A. LES DIFFICULTÉS DU DIALOGUE STRATÉGIQUE AMÉRICANO-RUSSE

Bloquée depuis plusieurs années, la ratification de l'accord de réduction des armes stratégiques START II a fait l'objet d'un vote positif par la Douma russe le 14 avril puis par le Conseil de la Fédération le 19 avril. Toutefois, le Président Poutine a subordonné l'application de cet accord à la renonciation des Etats-Unis à la modification et, a fortiori, à la dénonciation du traité ABM. Il a également conditionné cette entrée en vigueur à la ratification, par le Sénat américain, des protocoles, signés en septembre 1997 à Helsinski, le premier repoussant l'application de START II au 31 décembre 2007 et le second opérant une " démarcation " dans le champ d'application du traité ABM afin d'en exclure les défenses antimissiles de théâtre. Ce dernier protocole est manifestement incompatible avec les exigences américaines actuelles puisqu'il confirme, a contrario, que la NMD ne peut être déployée sans contrevenir au traité ABM. Ces conditions ont immédiatement été considérées comme inacceptables par une importante fraction du Sénat américain.

Rappelons que l'accord START I, signé en 1991, avait prévu de ramener en sept ans les arsenaux stratégiques des deux pays à 6 000 têtes nucléaires.
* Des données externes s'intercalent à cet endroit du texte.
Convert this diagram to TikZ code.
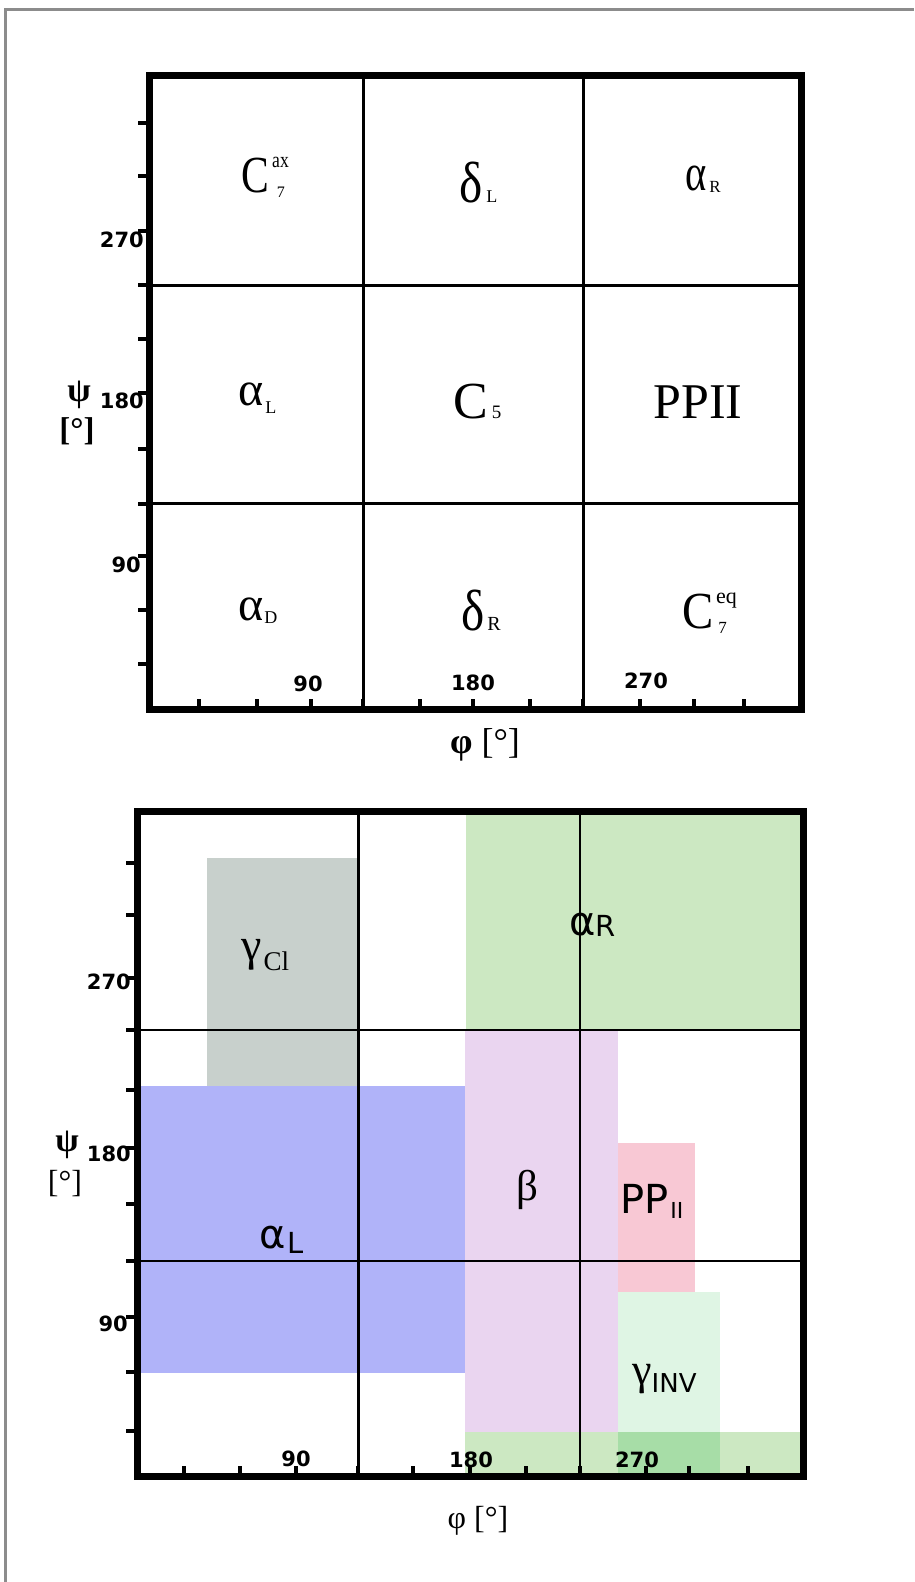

Ces objectifs sont en passe d'être atteints puisque, de source officielle, le nombre de têtes nucléaires au début de l'année était inférieur à 6 000 pour la Russie et s'établissait à 7 763 têtes pour les Etats-Unis, l'objectif de 6 000 têtes étant envisagé pour 2001.

Signé en 1993, l'accord START II prévoit une nouvelle réduction, de l'ordre de la moitié par rapport à START I, du nombre d'armes stratégiques. Le retard pris dans la ratification de START II a d'ores et déjà entraîné une modification du calendrier lors du sommet d'Helsinki en mars 1997. Les échéances de mise en oeuvre ont été reculées. La première phase, au cours de laquelle le plafond du nombre total de têtes déployées doit être ramené à 4 250, s'achèverait en 2004, la seconde phase s'achevant en 2007 avec un abaissement des plafonds à 3 000 têtes pour la Russie et à 3 500 pour les Etats-Unis. Toutefois, les deux pays se sont engagés à désactiver avant le 31 décembre 2003 l'ensemble des têtes nucléaires des missiles stratégiques devant être éliminés avant la fin 2007.

Les difficultés pour l'application de START II handicapent la négociation d'un nouvel accord START III destiné à fixer le niveau des arsenaux à un total, pour chaque partie, de 2 000 à 2 500 têtes nucléaires déployées sur des vecteurs stratégiques.

C'est dans ce contexte que la Président Poutine s'est déclaré favorable à une réduction des arsenaux stratégiques russe et américain à moins de 1 500 ogives chacun, niveau très inférieur à celui envisagé pour START III, cette diminution étant soumise, dans l'esprit de Moscou, au respect du traité ABM de 1972. Selon certains observateurs, la Russie pourrait chercher à lever, dans un futur accord START III, l'interdiction des missiles sol-sol à têtes nucléaires multiples prévu par START II. Déliée de son obligation de démanteler ses têtes multiples, elle pourrait ainsi diminuer plus rapidement le nombre de ses missiles pour alléger ses contraintes financières, sans réduire dans la même proportion le nombre de ses têtes nucléaires.